Exercise prompt => Print the material below exactly as it stands, please, from its first line to the line holding "3.0, 0.9, 1.6]", with no pictures.

Source data =>
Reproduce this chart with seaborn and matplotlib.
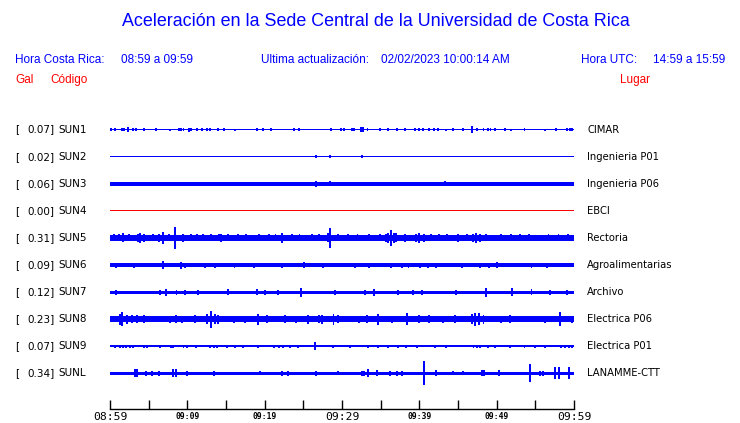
import matplotlib
matplotlib.use("Agg")
import matplotlib.pyplot as plt
import matplotlib.transforms as mtransforms
import seaborn as sns

sns.set_style("white")
plt.rcParams["font.family"] = ["DejaVu Sans"]
plt.rcParams["text.color"] = "black"
plt.rcParams["xtick.color"] = "black"

# station codes, peak acceleration (Gal) and place names
codes = ["SUN1", "SUN2", "SUN3", "SUN4", "SUN5", "SUN6", "SUN7", "SUN8", "SUN9", "SUNL"]
peaks = [0.07, 0.02, 0.06, 0.00, 0.31, 0.09, 0.12, 0.23, 0.07, 0.34]
places = ["CIMAR", "Ingenieria P01", "Ingenieria P06", "EBCI", "Rectoria",
          "Agroalimentarias", "Archivo", "Electrica P06", "Electrica P01", "LANAMME-CTT"]

# background noise level of each trace (half width, px)
noise = [0.9, 0.8, 1.8, 0.6, 3.0, 1.6, 1.6, 3.0, 0.9, 1.6]

# bursts: minute after 08:59 and half amplitude (px)
sun1_t = [0.1, 0.6, 1.5, 1.8, 2.3, 3.0, 3.4, 4.4, 6.0, 7.7, 8.9, 9.2, 9.5, 10.2, 10.5, 11.2, 11.9,
          12.6, 12.9, 14.0, 14.7, 16.2, 19.0, 19.8, 20.8, 23.8, 24.4, 26.6, 28.6, 29.9, 30.2, 31.3,
          31.6, 32.4, 32.7, 33.3, 34.9, 36.0, 37.1, 38.1, 39.4, 40.0, 40.5, 41.3, 41.9, 42.4, 43.4,
          44.4, 45.6, 46.8, 47.4, 48.3, 48.9, 49.2, 49.8, 51.1, 51.9, 53.6, 56.3, 57.7, 59.1, 59.5, 59.8]
sun1_a = [1.5, 1.2, 1.5, 1.5, 2.5, 1.5, 1.5, 1.5, 1.5, 1.0, 1.8, 1.8, 1.8, 2.0, 1.5, 1.2, 1.2,
          1.8, 1.8, 1.5, 1.2, 1.0, 1.2, 1.5, 1.5, 1.5, 1.2, 0.8, 1.8, 1.5, 1.5, 1.2,
          1.2, 2.5, 2.8, 1.5, 1.5, 1.2, 1.5, 1.8, 1.2, 1.2, 1.2, 1.2, 1.2, 1.2, 1.0,
          1.2, 1.2, 3.5, 1.2, 1.2, 1.8, 1.8, 1.2, 1.5, 1.0, 1.8, 1.0, 1.8, 1.8, 1.8, 1.8]

sun2_t = [26.6, 28.5, 32.6]
sun2_a = [1.2, 1.2, 1.8]

sun3_t = [26.6, 28.5, 43.3]
sun3_a = [3.0, 2.5, 2.3]

sun4_t = []
sun4_a = []

sun5_t = [0.5, 1.2, 1.7, 2.5, 3.6, 3.9, 4.4, 5.5, 6.3, 6.8, 7.6, 8.4, 9.4, 10.5, 11.2, 12.0,
          13.0, 14.1, 14.4, 15.2, 16.5, 17.6, 19.3, 20.5, 21.4, 22.2, 23.5, 24.5, 26.1, 27.0,
          28.2, 28.5, 29.5, 30.8, 32.0, 33.5, 34.9, 35.7, 36.0, 36.3, 36.7, 37.0, 38.2, 39.6,
          39.9, 40.6, 41.5, 42.5, 43.6, 45.0, 46.2, 46.9, 47.3, 47.8, 48.6, 49.4, 50.5, 51.8,
          53.0, 54.2, 55.8, 56.7, 58.0, 59.2]
sun5_a = [3.5, 3.5, 4.5, 3.5, 4.0, 5.0, 4.0, 3.5, 4.0, 6.0, 3.5, 11.0, 4.0, 3.5, 3.5, 3.5,
          3.5, 3.5, 4.0, 3.5, 3.5, 3.5, 3.5, 3.5, 3.5, 5.0, 3.5, 3.5, 3.5, 3.5,
          4.5, 10.0, 3.5, 3.5, 3.5, 3.5, 3.5, 4.0, 5.0, 8.0, 5.0, 4.5, 4.0, 4.0,
          5.0, 4.0, 3.5, 3.5, 3.5, 4.0, 3.5, 4.0, 5.0, 4.0, 3.5, 3.0, 3.5, 3.5,
          3.5, 3.5, 3.0, 3.5, 3.5, 3.5]

sun6_t = [0.8, 3.1, 6.8, 9.2, 9.7, 12.3, 13.6, 16.1, 18.6, 22.2, 25.1, 27.6, 31.7, 33.5, 36.3,
          37.8, 38.6, 40.1, 41.1, 42.2, 45.5, 47.8, 49.0, 50.0, 54.5, 56.5]
sun6_a = [2.5, 2.5, 4.0, 3.5, 2.5, 2.5, 2.5, 2.5, 2.5, 2.5, 3.0, 2.5, 2.5, 2.5, 2.5,
          2.5, 2.5, 2.5, 2.5, 2.5, 2.5, 2.5, 2.5, 3.0, 2.5, 2.5]

sun7_t = [0.8, 6.5, 7.3, 8.6, 9.7, 11.4, 15.3, 19.0, 20.1, 21.7, 24.7, 29.1, 33.0, 34.1, 37.3,
          39.2, 40.3, 44.8, 48.6, 52.0, 54.5, 56.9, 59.1]
sun7_a = [2.5, 2.5, 3.5, 2.5, 2.5, 2.5, 3.0, 3.0, 2.5, 2.5, 4.5, 2.5, 2.5, 3.5, 2.5,
          2.5, 2.5, 2.5, 4.5, 4.0, 3.0, 2.5, 2.5]

sun8_t = [1.3, 1.6, 2.2, 2.8, 3.5, 4.4, 7.8, 8.5, 9.3, 11.0, 12.6, 13.1, 13.6, 14.0, 16.0,
          17.5, 19.1, 20.3, 22.6, 24.0, 25.6, 27.0, 27.4, 28.9, 29.5, 32.2, 33.2, 34.7, 36.5,
          38.4, 39.9, 41.2, 43.0, 44.6, 46.8, 47.2, 47.7, 48.3, 50.5, 51.7, 53.6, 56.3, 58.2, 59.7]
sun8_a = [5.5, 7.0, 4.5, 4.0, 4.0, 4.0, 3.5, 4.0, 3.5, 4.0, 5.0, 8.5, 5.0, 4.5, 3.5,
          3.5, 5.5, 4.0, 4.0, 3.5, 4.5, 4.0, 4.5, 5.5, 4.0, 3.5, 4.0, 5.5, 3.5,
          6.0, 4.0, 4.0, 3.5, 4.0, 5.0, 6.5, 6.0, 4.5, 3.5, 4.0, 3.0, 3.5, 7.0, 3.5]

sun9_t = [0.6, 1.3, 1.7, 2.1, 2.6, 3.0, 4.4, 4.8, 6.5, 7.9, 8.2, 9.5, 10.0, 11.1, 12.9, 13.4,
          13.8, 15.1, 16.2, 17.2, 19.1, 21.2, 21.8, 22.4, 23.3, 24.3, 26.5, 28.8, 31.0, 33.4,
          34.7, 36.0, 37.3, 38.3, 39.7, 42.0, 43.5, 47.0, 47.5, 47.9, 48.9, 49.8, 51.7, 53.6,
          55.0, 56.3, 58.3, 58.8, 59.3, 59.7]
sun9_a = [1.5, 1.5, 1.5, 1.5, 1.5, 1.2, 1.5, 1.5, 1.2, 1.5, 1.5, 1.5, 1.2, 1.5, 1.5, 1.5,
          1.5, 1.2, 1.2, 1.2, 1.2, 1.5, 1.5, 1.5, 1.2, 1.2, 4.0, 1.8, 1.2, 1.2,
          1.5, 1.2, 1.2, 1.2, 1.2, 1.2, 1.2, 1.5, 1.5, 1.5, 1.5, 1.2, 1.2, 1.2,
          1.2, 1.5, 1.5, 1.5, 1.2, 1.2]

sunl_t = [3.2, 3.5, 4.6, 5.4, 6.3, 8.2, 8.5, 10.0, 13.4, 19.4, 22.2, 23.0, 26.6, 29.5, 32.6,
          32.9, 33.4, 34.5, 36.2, 37.1, 37.7, 40.6, 42.2, 44.4, 45.7, 48.1, 48.4, 50.3, 54.3,
          55.6, 56.0, 57.5, 58.1, 59.3]
sunl_a = [4.0, 4.0, 2.5, 2.5, 2.5, 4.0, 4.0, 2.5, 2.5, 2.0, 2.5, 2.5, 2.5, 2.0, 2.5,
          2.5, 4.0, 3.0, 2.5, 2.5, 2.5, 12.0, 3.0, 2.0, 2.0, 3.0, 3.0, 3.0, 9.0,
          2.5, 2.5, 6.0, 6.0, 6.0]

burst_t = [sun1_t, sun2_t, sun3_t, sun4_t, sun5_t, sun6_t, sun7_t, sun8_t, sun9_t, sunl_t]
burst_a = [sun1_a, sun2_a, sun3_a, sun4_a, sun5_a, sun6_a, sun7_a, sun8_a, sun9_a, sunl_a]

tick_min = list(range(0, 61, 5))
tick_txt = ["08:59", "", "09:09", "", "09:19", "", "09:29", "", "09:39", "", "09:49", "", "09:59"]

W, H = 740, 423
ROW = 27.1  # px between traces

fig = plt.figure(figsize=(W / 100, H / 100), dpi=100)
ax = fig.add_axes([110 / W, 1 - 409 / H, 464 / W, 294 / H])
ax.set_xlim(0, 60)
ax.set_ylim(279.5 / ROW, -14.5 / ROW)

for i in range(len(codes)):
    col = "red" if peaks[i] == 0 else "blue"
    b = noise[i] / ROW
    ax.barh(i, 60, height=2 * b, left=0, color=col, linewidth=0, align="center",
            antialiased=False)
    amps = [a / ROW for a in burst_a[i]]
    if amps:
        ax.bar(burst_t[i], [2 * a for a in amps], bottom=[i - a for a in amps],
               width=0.25, color=col, linewidth=0, antialiased=False)

sns.despine(ax=ax, left=True, top=True, right=True)
ax.spines["bottom"].set_color("black")
ax.spines["bottom"].set_linewidth(1)
ax.set_yticks([])
ax.set_xticks(tick_min)
ax.set_xticklabels(tick_txt)
ax.tick_params(axis="x", direction="in", length=6.5, width=1, color="black", pad=2,
               bottom=True, labelcolor="black")
for lab in ax.get_xticklabels():
    t = lab.get_text()
    lab.set_fontfamily("DejaVu Sans Mono")
    if t in ("08:59", "09:29", "09:59"):
        lab.set_fontsize(8.2)
    else:
        lab.set_fontsize(5.8)
        lab.set_fontweight("bold")

# station labels on both sides
tr = mtransforms.blended_transform_factory(fig.transFigure, ax.transData)
for i in range(len(codes)):
    ax.text(15 / W, i, "[", transform=tr, ha="left", va="center", fontsize=7.5, clip_on=False)
    ax.text(54.5 / W, i, f"{peaks[i]:.2f}]", transform=tr, ha="right", va="center",
            fontsize=7.5, clip_on=False)
    ax.text(58 / W, i, codes[i], transform=tr, ha="left", va="center", fontsize=7.5,
            clip_on=False)
    ax.text(587 / W, i, places[i], transform=tr, ha="left", va="center", fontsize=7.2,
            clip_on=False)

# header
hf = "Liberation Sans"
fig.text(376 / W, 1 - 22 / H, "Aceleración en la Sede Central de la Universidad de Costa Rica",
         ha="center", va="center", color="blue", fontsize=12.85, family=hf)
fig.text(15 / W, 1 - 60 / H, "Hora Costa Rica:", color="blue", fontsize=8.5, family=hf, va="center")
fig.text(121 / W, 1 - 60 / H, "08:59 a 09:59", color="blue", fontsize=8.5, family=hf, va="center")
fig.text(261 / W, 1 - 60 / H, "Ultima actualización:", color="blue", fontsize=8.5, family=hf,
         va="center")
fig.text(381 / W, 1 - 60 / H, "02/02/2023 10:00:14 AM", color="blue", fontsize=8.5, family=hf,
         va="center")
fig.text(581 / W, 1 - 60 / H, "Hora UTC:", color="blue", fontsize=8.5, family=hf, va="center")
fig.text(725 / W, 1 - 60 / H, "14:59 a 15:59", color="blue", fontsize=8.5, family=hf,
         va="center", ha="right")
fig.text(15 / W, 1 - 80 / H, "Gal", color="red", fontsize=8.5, family=hf, va="center")
fig.text(50 / W, 1 - 80 / H, "Código", color="red", fontsize=8.5, family=hf, va="center")
fig.text(650 / W, 1 - 80 / H, "Lugar", color="red", fontsize=8.5, family=hf, va="center",
         ha="right")

fig.savefig("out.png", dpi=100)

Solution to this problem =>
Reproduce this chart with seaborn and matplotlib.
import matplotlib
matplotlib.use("Agg")
import matplotlib.pyplot as plt
import matplotlib.transforms as mtransforms
import seaborn as sns

sns.set_style("white")
plt.rcParams["font.family"] = ["DejaVu Sans"]
plt.rcParams["text.color"] = "black"
plt.rcParams["xtick.color"] = "black"

# station codes, peak acceleration (Gal) and place names
codes = ["SUN1", "SUN2", "SUN3", "SUN4", "SUN5", "SUN6", "SUN7", "SUN8", "SUN9", "SUNL"]
peaks = [0.07, 0.02, 0.06, 0.00, 0.31, 0.09, 0.12, 0.23, 0.07, 0.34]
places = ["CIMAR", "Ingenieria P01", "Ingenieria P06", "EBCI", "Rectoria",
          "Agroalimentarias", "Archivo", "Electrica P06", "Electrica P01", "LANAMME-CTT"]

# background noise level of each trace (half width, px)
noise = [0.9, 0.8, 1.8, 0.6, 3.0, 1.6, 1.6, 3.0, 0.9, 1.6]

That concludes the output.